Insights from the ELLIS Program Workshop on Machine Learning and Computer Vision

From April 1st to 4th, 2025, a focused ELLIS workshop on Machine Learning and Computer Vision was held in the scenic town of Bad Teinach, Germany. Organized by the ELLIS program of the same name - Machine Learning and Computer Vision - the event brought together leading researchers, postdocs, and students for several days of in-depth discussion on the state and future of the field. The workshop was coordinated by ELLIS Program Directors Bernt Schiele, Cordelia Schmid, and Yair Weiss, with local organization led by ELLIS Fellow Daniel Cremers.
The workshop emphasized recent progress in Vision-Language Models (VLMs), particularly their growing proficiency in visual understanding and multimodal reasoning. Presentations explored applications such as automated scene description for accessibility, spatial reasoning in robotics, and object-centric representations for open-vocabulary tasks. Broader themes included the integration of neuroscience and machine learning, advances in 3D reconstruction from sparse inputs, and novel methods for semantic segmentation using pre-trained models. Several talks also addressed the use of generative models for structured reasoning and data representation, highlighting the expanding scope and real-world applicability of VLMs across disciplines.
Attendees agreed in general that the workshop provided an excellent overview of current research trends and achievements, reaffirming a growing consensus: While Computer Vision has become deeply integrated with the broader field of Machine Learning, it remains a distinct and vital discipline. Many of its traditional challenges continue to be actively researched and are far from fully solved, even as machine learning techniques play an increasingly central role in addressing them.

(ELLIS Program Director Yair Weiss giving a presentation.)
Moreover, vision continues to serve as a uniquely effective testing ground - its strong ties to human perception and the physical world, combined with its inherent visualizability, make it particularly well-suited for exploring and explaining complex model behavior.
The workshop concluded with a feedback session that drew overwhelmingly positive responses. Senior researchers valued the opportunity for candid, high-quality discussion of their work, while students and postdocs emphasized how inspiring it was to engage closely with leading experts in the field. A guest from the U.S. expressed a wish for similar workshop formats back home, praising the focus and depth of the meeting.

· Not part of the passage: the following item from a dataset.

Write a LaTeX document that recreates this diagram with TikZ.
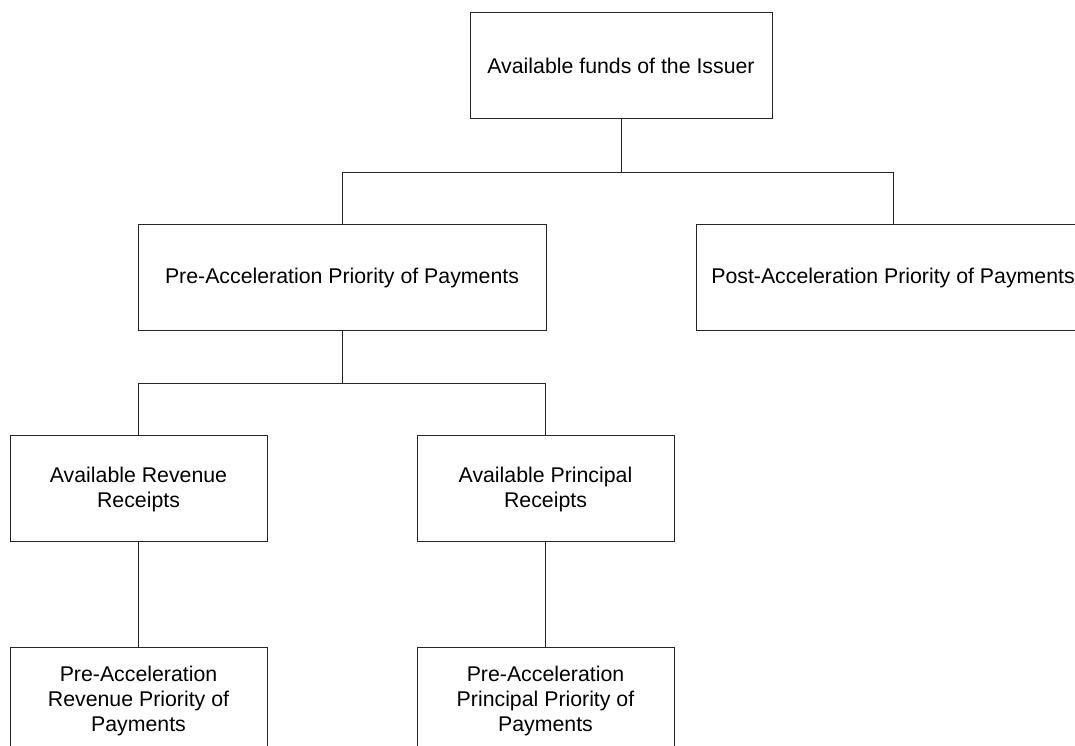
\documentclass[tikz,border=0pt]{standalone}
\usepackage{fontspec}
\setmainfont{Liberation Sans}
\begin{document}
\begin{tikzpicture}[x=1pt,y=1pt,
  box/.style={draw=black!85, line width=1pt, rectangle, align=center, inner sep=0pt,
    minimum height=106pt, font={\fontsize{21.3}{25}\selectfont}},
  conn/.style={draw=black!85, line width=1pt}]
\clip (0,0) rectangle (1075,746);
\fill[white] (0,0) rectangle (1075,746);
\node[box, minimum width=302pt] (top) at (621,680) {Available funds of the Issuer};
\node[box, minimum width=408pt] (pre) at (342,468) {Pre-Acceleration Priority of Payments};
\node[box, minimum width=394pt] (post) at (893,468) {Post-Acceleration Priority of Payments};
\node[box, minimum width=257pt] (rev) at (138.5,257) {Available Revenue\\Receipts};
\node[box, minimum width=257pt] (prin) at (545.5,257) {Available Principal\\Receipts};
\node[box, minimum width=257pt] (prerev) at (138.5,45) {Pre-Acceleration\\Revenue Priority of\\Payments};
\node[box, minimum width=257pt] (preprin) at (545.5,45) {Pre-Acceleration\\Principal Priority of\\Payments};
\draw[conn] (top.south) -- ++(0,-53) coordinate (j1);
\draw[conn] (pre.north) |- (j1) -| (post.north);
\draw[conn] (pre.south) -- ++(0,-52) coordinate (j2);
\draw[conn] (rev.north) |- (j2) -| (prin.north);
\draw[conn] (rev.south) -- (prerev.north);
\draw[conn] (prin.south) -- (preprin.north);
\end{tikzpicture}
\end{document}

(Attendees of the workshop hiking through the beautiful countryside surrounding Bad Teinach.)
As workshop attendee and ELLIS Fellow Thomas Brox (University of Freiburg) stated:
These workshops fully replace going to a large conference, while spending less time and carbon emissions. They are much more efficient, much more fun, and you meet effortlessly with the right people, whereas the conferences are swamped with a lot of noisy work that clutters the few relevant ones. Also the student/postdoc presentations are very good, because the PIs select their very best student/postdoc.
Reflecting the spirit of the event, ELLIS PhD student Shrisha Bharadwaj (Max Planck Institute for Intelligent Systems) shared a personal takeaway that resonated with many junior researchers:
The field has changed rapidly in the past few years due to large Diffusion and Vision-Language models. It is important to be open to change and learn to be adaptable.